DATA RECORDS:
** begin **

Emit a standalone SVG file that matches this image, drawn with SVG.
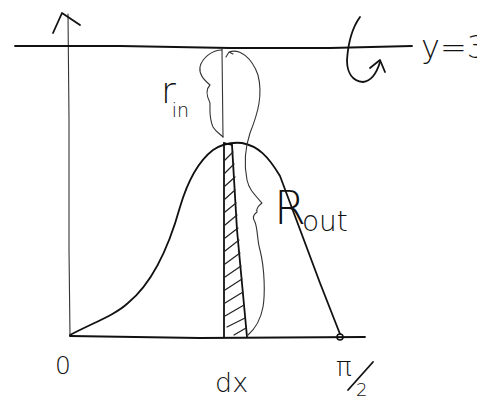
<svg xmlns="http://www.w3.org/2000/svg" width="477" height="401" viewBox="0 0 477 401">
<style>
.ink{fill:none;stroke:#111;stroke-width:1.8;stroke-linecap:round;stroke-linejoin:round}
.thin{fill:none;stroke:#333;stroke-width:1.1;stroke-linecap:round;stroke-linejoin:round}
.hat{fill:none;stroke:#222;stroke-width:1.2;stroke-linecap:round}
text{font-family:"DejaVu Sans","Liberation Sans",sans-serif;font-weight:200;fill:#111}
</style>
<rect width="477" height="401" fill="#fff"/>
<g id="axes">
<path class="thin" d="M68 14 L69 120 L69 250 L70 336"/>
<path class="ink" d="M53 33 L62 13 L80 25"/>
<path class="ink" d="M15 46 L120 46 L230 48 L330 48 L412 46"/>
<path class="ink" d="M70 336 L200 338 L365 337"/>
<circle cx="340" cy="337" r="3" fill="none" stroke="#111" stroke-width="1.5"/>
</g>
<g id="rotation">
<path class="ink" d="M360 17 C352 28 348 45 347 60 C347 72 352 81 363 82 C372 81 377 72 380 62"/>
<path class="ink" d="M370 68 L380 60 L385 72"/>
</g>
<g id="curve">
<path class="ink" d="M70 335 C95 322 115 315 128 303 C150 285 168 250 180 207 C188 180 200 160 213 150 C222 144 232 142 242 143 C258 146 268 156 280 176 L320 283 L340 334"/>
</g>
<g id="strip">
<path class="ink" d="M224 143 L224 337"/>
<path class="ink" d="M232 145 L237 230 L247 337"/>
<path class="ink" d="M224 143 L232 145"/>
<path class="hat" d="M225 160 L233 152 M225 173 L234 164 M225 186 L235 177 M225 199 L235 190 M225 212 L236 203 M225 225 L237 215 M225 238 L238 228 M225 251 L239 240 M225 264 L240 253 M225 277 L241 266 M225 290 L242 279 M225 303 L243 292 M225 316 L244 305 M227 327 L245 318 M234 335 L246 328"/>
</g>
<g id="r-in">
<path class="thin" d="M222 49 L223 137"/>
<path class="thin" d="M222 50 C212 50 202 58 200 67 C199 74 203 79 210 85 C205 90 207 97 210 103 C210 110 209 118 213 127 C216 132 220 134 223 137"/>
<text x="161" y="103" font-size="36">r<tspan font-size="19" dx="-4" dy="14">in</tspan></text>
</g>
<g id="r-out">
<path class="thin" d="M226 57 L229 52 L233 54 M229 52 C240 48 252 58 258 75 C263 95 258 113 250 133 C245 148 244 165 247 180 C249 189 253 193 262 203 C258 206 256 209 257 212 C253 215 252 218 255 222 C258 230 257 240 260 250 C265 270 265 295 263 307 C261 318 257 327 248 335"/>
<text x="274" y="224" font-size="46">R<tspan font-size="28" dx="-4" dy="7">out</tspan></text>
</g>
<g id="labels">
<text x="421" y="58" font-size="32">y=3</text>
<text x="55" y="374" font-size="25">0</text>
<text x="215" y="392" font-size="27">dx</text>
<text x="336" y="376" font-size="26">π</text>
<path class="ink" d="M373 362 L348 390"/>
<text x="356" y="396" font-size="18">2</text>
</g>
</svg>
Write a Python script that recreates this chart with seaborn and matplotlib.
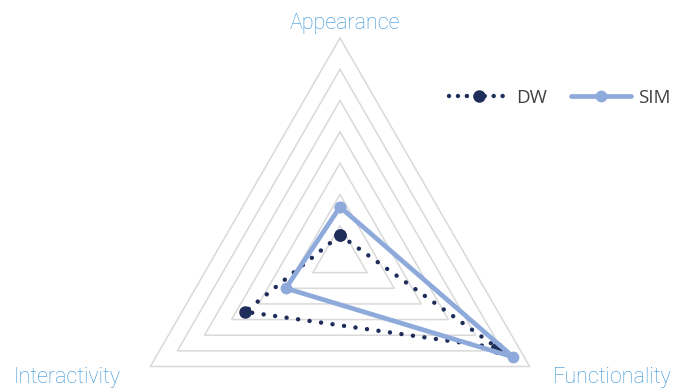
#!/usr/bin/env python3
"""radar chart: DW vs SIM"""

import numpy as np
import pandas as pd
import seaborn as sns
import matplotlib
matplotlib.use("Agg")
import matplotlib.pyplot as plt
from matplotlib.lines import Line2D

categories = ["Appearance", "Functionality", "Interactivity"]
dw_values = [0.7, 5.8, 3.5]
sim_values = [1.6, 6.4, 2.0]
grid_levels = [1, 2, 3, 4, 5, 6, 7]

DW_COLOR = "#1f2d5a"
SIM_COLOR = "#8eaadb"
LABEL_COLOR = "#3593d8"
GRID_COLOR = "#d9d9d9"

sns.set_theme(style="white")
plt.rcParams["font.family"] = ["Roboto", "DejaVu Sans"]

theta = np.linspace(0, 2 * np.pi, len(categories), endpoint=False)
theta_closed = np.append(theta, theta[0])


def closed(vals):
    return np.append(vals, vals[0])


df = pd.concat([
    pd.DataFrame({"theta": theta_closed, "value": closed(dw_values),
                  "series": "DW"}),
    pd.DataFrame({"theta": theta_closed, "value": closed(sim_values),
                  "series": "SIM"}),
])

fig = plt.figure(figsize=(6.76, 3.88), dpi=100)
W, H = 676, 388
cx, cy, R = 340, 257, 219
ax = fig.add_axes([(cx - R) / W, (H - cy - R) / H, 2 * R / W, 2 * R / H],
                  projection="polar")
ax.set_theta_offset(np.pi / 2)
ax.set_theta_direction(-1)
ax.grid(False)
ax.spines["polar"].set_visible(False)
ax.patch.set_visible(False)

# triangular grid
for lev in grid_levels:
    ax.plot(theta_closed, [lev] * 4, color=GRID_COLOR, lw=1.1,
            clip_on=False, zorder=1)

sns.lineplot(data=df[df.series == "DW"], x="theta", y="value", sort=False,
             estimator=None, color=DW_COLOR, lw=3.2, marker="o",
             markersize=9, markeredgewidth=0, ax=ax, zorder=3)
line_dw = ax.get_lines()[-1]
line_dw.set_linestyle((0, (0.01, 2.6)))
line_dw.set_dash_capstyle("round")
sns.lineplot(data=df[df.series == "SIM"], x="theta", y="value", sort=False,
             estimator=None, color=SIM_COLOR, lw=3.4, marker="o",
             markersize=8.5, markeredgewidth=0, ax=ax, zorder=4)
for ln in ax.get_lines()[-2:]:
    ln.set_clip_on(False)
ax.set_xlabel("")
ax.set_ylabel("")
ax.set_xticks([])
ax.set_yticks([])
ax.set_ylim(0, grid_levels[-1])

# axis labels
label_kw = dict(color=LABEL_COLOR, fontsize=15.5, fontweight="light")
fig.text(345 / W, 1 - 23 / H, categories[0], ha="center", va="center",
         **label_kw)
fig.text(672 / W, 1 - 377 / H, categories[1], ha="right", va="center",
         **label_kw)
fig.text(13 / W, 1 - 377 / H, categories[2], ha="left", va="center",
         **label_kw)

handles = [
    Line2D([], [], color=DW_COLOR, lw=3.2, ls=(0, (0.01, 2.0)),
           dash_capstyle="round", marker="o", markersize=9,
           markeredgewidth=0),
    Line2D([], [], color=SIM_COLOR, lw=3.4, marker="o", markersize=8.5,
           markeredgewidth=0),
]
fig.legend(handles, ["DW", "SIM"], loc="center right",
           bbox_to_anchor=(676 / W, 1 - 98 / H), ncol=2, frameon=False,
           handlelength=3.2, handletextpad=0.35, columnspacing=1.3,
           borderaxespad=0.2, borderpad=0.1,
           prop={"family": ["Open Sans", "DejaVu Sans"], "size": 13.5},
           labelcolor="#404040")

fig.savefig("out.png", dpi=100)
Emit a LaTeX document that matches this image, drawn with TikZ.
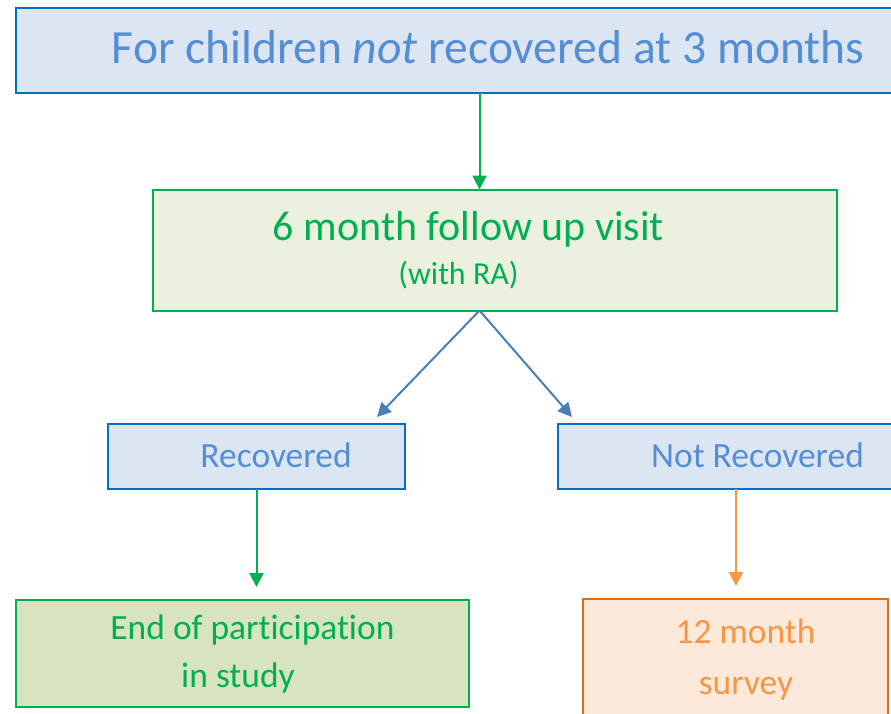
\documentclass[tikz,border=0pt]{standalone}
\usepackage{fontspec}
\setmainfont[Ligatures=NoCommon]{Carlito}
\usetikzlibrary{arrows.meta}
\definecolor{bluefill}{HTML}{DCE6F2}
\definecolor{blueline}{HTML}{0070C0}
\definecolor{bluetext}{HTML}{558ED5}
\definecolor{bluearrow}{HTML}{4A7EBB}
\definecolor{greenline}{HTML}{00B050}
\definecolor{greenfillA}{HTML}{EBF1DE}
\definecolor{greenfillB}{HTML}{D7E4BD}
\definecolor{orangefill}{HTML}{FDE9D9}
\definecolor{orangeline}{HTML}{E46C0A}
\definecolor{orangetext}{HTML}{F79646}
\tikzset{
  box/.style={draw, line width=2pt, inner sep=0pt, outer sep=0pt},
  bluebox/.style={box, draw=blueline, fill=bluefill},
  txt/.style={inner sep=0pt, anchor=base},
  arr/.style={line width=2pt, -{Triangle[length=14pt,width=14pt]}},
}
\begin{document}
\begin{tikzpicture}[x=1pt,y=-1pt]
\clip (0,0) rectangle (891,713);
\useasboundingbox (0,0) rectangle (891,713);
\fill[white] (0,0) rectangle (891,713);
% boxes
\node[bluebox, minimum width=884pt, minimum height=85pt] (top) at (458,50) {};
\node[box, draw=greenline, fill=greenfillA, minimum width=684pt, minimum height=121pt] (visit) at (495,250) {};
\node[bluebox, minimum width=297pt, minimum height=65pt] (rec) at (256.5,456.5) {};
\node[bluebox, minimum width=342pt, minimum height=65pt] (notrec) at (729,456.5) {};
\node[box, draw=greenline, fill=greenfillB, minimum width=453pt, minimum height=107pt] (end) at (242.5,653.5) {};
\node[box, draw=orangeline, fill=orangefill, minimum width=305pt, minimum height=131pt] (survey) at (735.5,664.5) {};
% texts
\node[txt, text=bluetext, font=\fontsize{47.6}{50}\selectfont] (ttop) at (488,63) {For children \textit{not} recovered at 3 months};
\node[txt, text=greenline, font=\fontsize{42}{46}\selectfont] (tvisit) at (468.5,240) {6 month follow up visit};
\node[txt, text=greenline, font=\fontsize{32}{36}\selectfont] (tra) at (458.5,284) {(with RA)};
\node[txt, text=bluetext, font=\fontsize{35.5}{40}\selectfont] (trec) at (276,467) {Recovered};
\node[txt, text=bluetext, font=\fontsize{35.5}{40}\selectfont] (tnotrec) at (757.5,467) {Not Recovered};
\node[txt, text=greenline, font=\fontsize{35.5}{40}\selectfont] (tend1) at (252.5,639) {End of participation};
\node[txt, text=greenline, font=\fontsize{35.5}{40}\selectfont] (tend2) at (238,687) {in study};
\node[txt, text=orangetext, font=\fontsize{35.5}{40}\selectfont] (tsur1) at (745.5,643) {12 month};
\node[txt, text=orangetext, font=\fontsize{35.5}{40}\selectfont] (tsur2) at (746,694) {survey};
% connector coordinates
\coordinate (xa) at (479.5,0);
\coordinate (xl) at (256.5,0);
\coordinate (xr) at (736,0);
\coordinate (recin) at (377,417);
\coordinate (notrecin) at (572,417);
% connectors
\draw[arr, greenline] (top.south -| xa) -- (visit.north -| xa);
\draw[arr, bluearrow] (visit.south -| xa) -- (recin);
\draw[arr, bluearrow] (visit.south -| xa) -- (notrecin);
\draw[arr, greenline, shorten >=13pt] (rec.south -| xl) -- (end.north -| xl);
\draw[arr, orangetext, shorten >=13pt] (notrec.south -| xr) -- (survey.north -| xr);
\end{tikzpicture}
\end{document}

** end **

Pictures should be left out. Retype only the run of lines from the line containing "Write a Python" to the line containing "return np.append(vals, vals[0])", inclusive.

Write a Python script that recreates this chart with seaborn and matplotlib.
#!/usr/bin/env python3
"""radar chart: DW vs SIM"""

import numpy as np
import pandas as pd
import seaborn as sns
import matplotlib
matplotlib.use("Agg")
import matplotlib.pyplot as plt
from matplotlib.lines import Line2D

categories = ["Appearance", "Functionality", "Interactivity"]
dw_values = [0.7, 5.8, 3.5]
sim_values = [1.6, 6.4, 2.0]
grid_levels = [1, 2, 3, 4, 5, 6, 7]

DW_COLOR = "#1f2d5a"
SIM_COLOR = "#8eaadb"
LABEL_COLOR = "#3593d8"
GRID_COLOR = "#d9d9d9"

sns.set_theme(style="white")
plt.rcParams["font.family"] = ["Roboto", "DejaVu Sans"]

theta = np.linspace(0, 2 * np.pi, len(categories), endpoint=False)
theta_closed = np.append(theta, theta[0])


def closed(vals):
    return np.append(vals, vals[0])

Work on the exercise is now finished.